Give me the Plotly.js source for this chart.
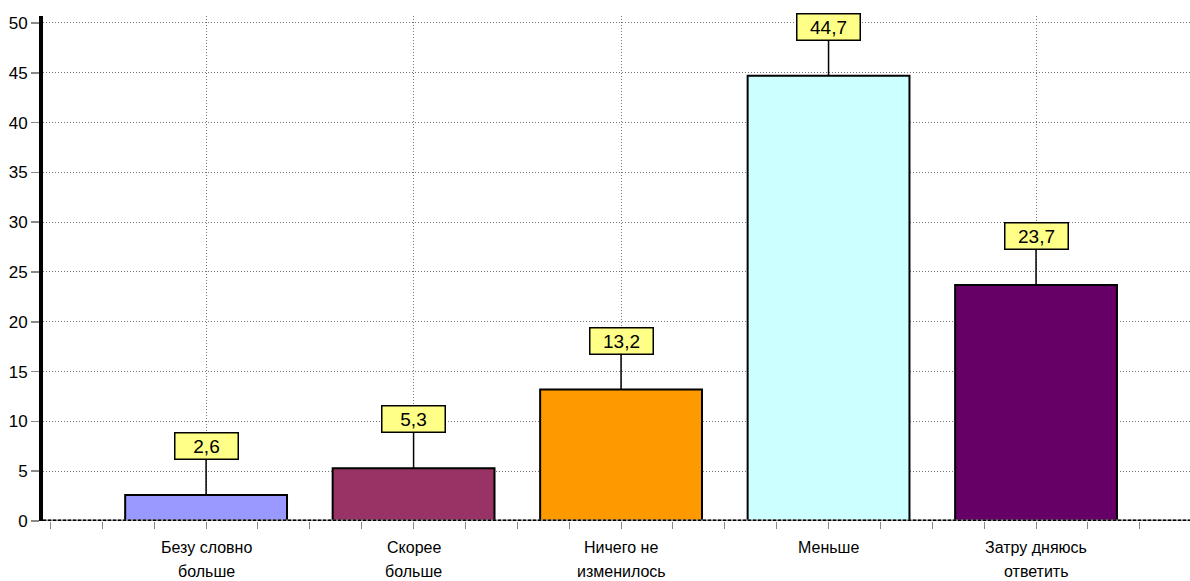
<!DOCTYPE html>
<html>
<head>
<meta charset="utf-8">
<script src="https://cdn.plot.ly/plotly-3.0.1.min.js"></script>
<style>
  html, body { margin: 0; padding: 0; background: #fff; }
  #chart { width: 1190px; height: 581px; }
</style>
</head>
<body>
<div id="chart"></div>
<script>
// Survey answers and their shares, %
const categories = ["Безу словно<br>больше", "Скорее<br>больше", "Ничего не<br>изменилось", "Меньше", "Затру дняюсь<br>ответить"];
const values = [2.6, 5.3, 13.2, 44.7, 23.7];
const valueLabels = ["2,6", "5,3", "13,2", "44,7", "23,7"];
const barColors = ["#9999FF", "#993366", "#FF9900", "#CCFFFF", "#660066"];
const yTicks = [0, 5, 10, 15, 20, 25, 30, 35, 40, 45, 50];

const positions = categories.map((_, i) => i);
const font = "Liberation Sans, Arial, sans-serif";

const trace = {
  type: "bar",
  x: positions,
  y: values,
  width: 0.78,
  marker: { color: barColors, line: { color: "#000", width: 2 } },
  hoverinfo: "skip",
  cliponaxis: false
};

// Yellow value callouts joined to the bar tops
const valueNotes = values.map((v, i) => ({
  x: positions[i], y: v, xref: "x", yref: "y",
  text: valueLabels[i],
  showarrow: true, arrowhead: 0, arrowwidth: 1.5, arrowcolor: "#000",
  ax: 0, ay: -49, standoff: 0,
  bgcolor: "#FFFF88", bordercolor: "#000", borderwidth: 1.5, borderpad: 1,
  width: 60, height: 23,
  font: { family: font, size: 19, color: "#000" }
}));

// Category captions, one annotation per line
const captionNotes = [];
categories.forEach((c, i) => {
  c.split("<br>").forEach((line, k) => {
    captionNotes.push({
      x: positions[i], y: 0, xref: "x", yref: "paper",
      text: line, showarrow: false,
      xanchor: "center", yanchor: "middle",
      borderpad: 0,
      yshift: -26 - 24 * k,
      font: { family: font, size: 16, color: "#000" }
    });
  });
});

const gridDash = "1px,2px";

const layout = {
  width: 1190, height: 581,
  margin: { l: 43, r: 0, t: 16, b: 60 },
  paper_bgcolor: "#fff", plot_bgcolor: "#fff",
  showlegend: false,
  font: { family: font, size: 17, color: "#000" },
  xaxis: {
    range: [-0.786, 4.742],
    tickvals: positions,
    showticklabels: false,
    ticks: "outside", ticklen: 7, tickwidth: 1, tickcolor: "#888",
    showgrid: true, gridcolor: "#777", gridwidth: 1, griddash: gridDash,
    zeroline: false, showline: false,
    minor: { dtick: 0.25, tick0: 0, ticks: "outside", ticklen: 7, tickwidth: 1, tickcolor: "#888", showgrid: false },
    fixedrange: true
  },
  yaxis: {
    range: [0, 50.7],
    tickvals: yTicks,
    ticktext: yTicks.map(String),
    ticks: "outside", ticklen: 8, tickwidth: 1.5, tickcolor: "#888",
    tickfont: { family: font, size: 17, color: "#000" },
    showgrid: true, gridcolor: "#777", gridwidth: 1, griddash: gridDash,
    zeroline: false,
    showline: true, linecolor: "#000", linewidth: 4,
    fixedrange: true
  },
  shapes: [
    { type: "line", xref: "paper", yref: "y", x0: 0, x1: 1, y0: 0, y1: 0,
      line: { color: "#888", width: 3 }, layer: "above" },
    { type: "line", xref: "paper", yref: "y", x0: 0, x1: 1, y0: 0, y1: 0,
      line: { color: "#000", width: 3, dash: "3px,2px" }, layer: "above" }
  ],
  annotations: valueNotes.concat(captionNotes)
};

Plotly.newPlot("chart", [trace], layout, { displayModeBar: false, staticPlot: true });
</script>
</body>
</html>
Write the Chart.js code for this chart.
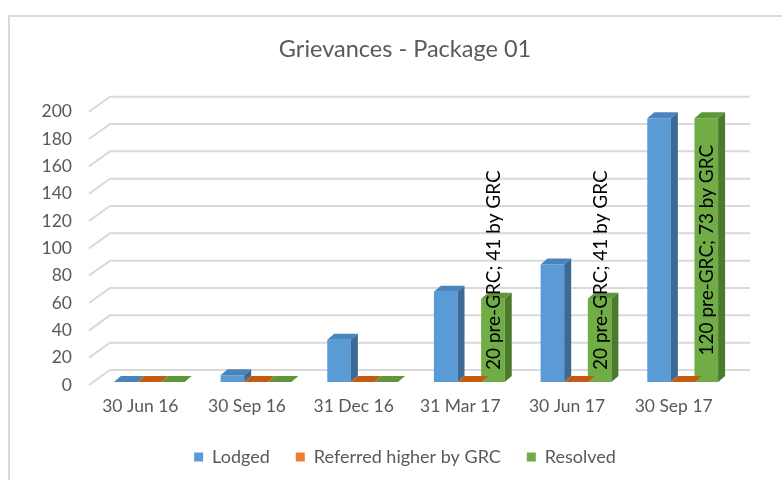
<!DOCTYPE html>
<html>
  <head>
    <title>Grievances - Package 01</title>
    <script src="https://cdn.jsdelivr.net/npm/chart.js"></script>
    <style>
      html, body { margin: 0; padding: 0; background: #fff; }
      #wrap { position: relative; width: 782px; height: 480px; overflow: hidden; }
      #frame {
        position: absolute; left: 8px; top: 15px; width: 900px; height: 600px;
        border-top: 2px solid #d9d9d9; border-left: 2px solid #d9d9d9;
      }
      #myChart { position: absolute; left: 0; top: 0; }
    </style>
  </head>
  <body>
    <div id="wrap">
      <div id="frame"></div>
      <canvas id="myChart" width="782" height="480"></canvas>
    </div>

    <script>
      // data
      const quarters = ["30 Jun 16", "30 Sep 16", "31 Dec 16", "31 Mar 17", "30 Jun 17", "30 Sep 17"];
      const lodged = [0, 5, 31, 66, 86, 193];
      const referred = [0, 0, 0, 0, 0, 0];
      const resolved = [0, 0, 0, 61, 61, 193];
      const resolvedNotes = ["", "", "", "20 pre-GRC; 41 by GRC", "20 pre-GRC; 41 by GRC", "120 pre-GRC; 73 by GRC"];
      const yTicks = [0, 20, 40, 60, 80, 100, 120, 140, 160, 180, 200];

      const FONT = "Lato";
      const GREY = "#595959";

      // front, side, top colours
      const shades = [
        ["#5b9bd5", "#3c6a94", "#4a84bf"],
        ["#ed7d31", "#a9561f", "#c55a11"],
        ["#70ad47", "#4b7a2c", "#5e9739"],
      ];

      const DX = 7, DY = 6; // bar depth
      const WX = 21, WY = 15; // back wall depth

      // fake 3D: back wall grid, bar sides and tops, rotated notes
      const threeD = {
        id: "threeD",
        beforeDatasetsDraw(chart) {
          const { ctx, chartArea, scales } = chart;
          const x0 = chartArea.left - 7;
          ctx.save();
          ctx.strokeStyle = "#d9d9d9";
          ctx.lineWidth = 2;
          yTicks.forEach((v) => {
            const py = scales.y.getPixelForValue(v) + 3;
            ctx.beginPath();
            ctx.moveTo(x0, py);
            ctx.lineTo(x0 + WX, py - WY);
            ctx.lineTo(chartArea.right + 14, py - WY);
            ctx.stroke();
          });
          ctx.restore();
        },
        afterDatasetsDraw(chart) {
          const ctx = chart.ctx;
          ctx.save();
          chart.data.datasets.forEach((ds, di) => {
            const [, side, top] = shades[di];
            chart.getDatasetMeta(di).data.forEach((bar) => {
              const l = bar.x - bar.width / 2;
              const r = bar.x + bar.width / 2;
              ctx.fillStyle = top;
              ctx.beginPath();
              ctx.moveTo(l, bar.y);
              ctx.lineTo(r, bar.y);
              ctx.lineTo(r + DX, bar.y - DY);
              ctx.lineTo(l + DX, bar.y - DY);
              ctx.closePath();
              ctx.fill();
              if (bar.base - bar.y > 0.5) {
                ctx.fillStyle = side;
                ctx.beginPath();
                ctx.moveTo(r, bar.y);
                ctx.lineTo(r, bar.base);
                ctx.lineTo(r + DX, bar.base - DY);
                ctx.lineTo(r + DX, bar.y - DY);
                ctx.closePath();
                ctx.fill();
              }
            });
          });

          ctx.font = "19px " + FONT;
          ctx.fillStyle = "#000";
          ctx.textAlign = "center";
          ctx.textBaseline = "middle";
          chart.getDatasetMeta(2).data.forEach((bar, i) => {
            const txt = resolvedNotes[i];
            if (!txt) return;
            const w = ctx.measureText(txt).width;
            const cy = Math.min((bar.y + bar.base) / 2, bar.base - 12 - w / 2);
            ctx.save();
            ctx.translate(bar.x + 1, cy);
            ctx.rotate(-Math.PI / 2);
            ctx.fillText(txt, 0, 0);
            ctx.restore();
          });
          ctx.restore();
        },
      };

      const ctx = document.getElementById("myChart").getContext("2d");
      new Chart(ctx, {
        type: "bar",
        data: {
          labels: quarters,
          datasets: [
            { label: "Lodged", data: lodged, backgroundColor: shades[0][0] },
            { label: "Referred higher by GRC", data: referred, backgroundColor: shades[1][0] },
            { label: "Resolved", data: resolved, backgroundColor: shades[2][0] },
          ],
        },
        options: {
          responsive: false,
          animation: false,
          events: [],
          categoryPercentage: 0.664,
          barPercentage: 1,
          layout: { padding: { left: 28, top: 0, right: 0, bottom: 4 } },
          plugins: {
            tooltip: { enabled: false },
            title: {
              display: true,
              text: "Grievances - Package 01",
              color: GREY,
              font: { family: FONT, size: 23.5, weight: "normal" },
              padding: { top: 35, bottom: 45.5 },
            },
            legend: {
              position: "bottom",
              labels: {
                color: GREY,
                font: { family: FONT, size: 18 },
                boxWidth: 9,
                boxHeight: 9,
                padding: 26,
              },
            },
          },
          scales: {
            x: {
              grid: { display: false, drawTicks: false },
              border: { display: false },
              ticks: { color: GREY, font: { family: FONT, size: 17.5 }, padding: 14, labelOffset: -9, maxRotation: 0 },
              afterFit(s) { s.height = 40; },
            },
            y: {
              min: 0,
              max: 200,
              grid: { display: false, drawTicks: false },
              border: { display: false },
              ticks: { stepSize: 20, color: GREY, font: { family: FONT, size: 17.5 }, padding: 24, labelOffset: 3 },
              afterFit(s) { s.width = 68; },
            },
            y2: {
              position: "right",
              grid: { display: false, drawTicks: false },
              border: { display: false },
              ticks: { display: false },
              afterFit(s) { s.width = 46; },
            },
          },
        },
        plugins: [threeD],
      });
    </script>
  </body>
</html>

» Task:
Take only the lines above from the one that has "Write the Chart.js code for this chart." through the one that has "const WX = 21, WY" and reproduce them exactly, omitting any pictures.

» Exercise output:
Write the Chart.js code for this chart.
<!DOCTYPE html>
<html>
  <head>
    <title>Grievances - Package 01</title>
    <script src="https://cdn.jsdelivr.net/npm/chart.js"></script>
    <style>
      html, body { margin: 0; padding: 0; background: #fff; }
      #wrap { position: relative; width: 782px; height: 480px; overflow: hidden; }
      #frame {
        position: absolute; left: 8px; top: 15px; width: 900px; height: 600px;
        border-top: 2px solid #d9d9d9; border-left: 2px solid #d9d9d9;
      }
      #myChart { position: absolute; left: 0; top: 0; }
    </style>
  </head>
  <body>
    <div id="wrap">
      <div id="frame"></div>
      <canvas id="myChart" width="782" height="480"></canvas>
    </div>

    <script>
      // data
      const quarters = ["30 Jun 16", "30 Sep 16", "31 Dec 16", "31 Mar 17", "30 Jun 17", "30 Sep 17"];
      const lodged = [0, 5, 31, 66, 86, 193];
      const referred = [0, 0, 0, 0, 0, 0];
      const resolved = [0, 0, 0, 61, 61, 193];
      const resolvedNotes = ["", "", "", "20 pre-GRC; 41 by GRC", "20 pre-GRC; 41 by GRC", "120 pre-GRC; 73 by GRC"];
      const yTicks = [0, 20, 40, 60, 80, 100, 120, 140, 160, 180, 200];

      const FONT = "Lato";
      const GREY = "#595959";

      // front, side, top colours
      const shades = [
        ["#5b9bd5", "#3c6a94", "#4a84bf"],
        ["#ed7d31", "#a9561f", "#c55a11"],
        ["#70ad47", "#4b7a2c", "#5e9739"],
      ];

      const DX = 7, DY = 6; // bar depth
      const WX = 21, WY = 15; // back wall depth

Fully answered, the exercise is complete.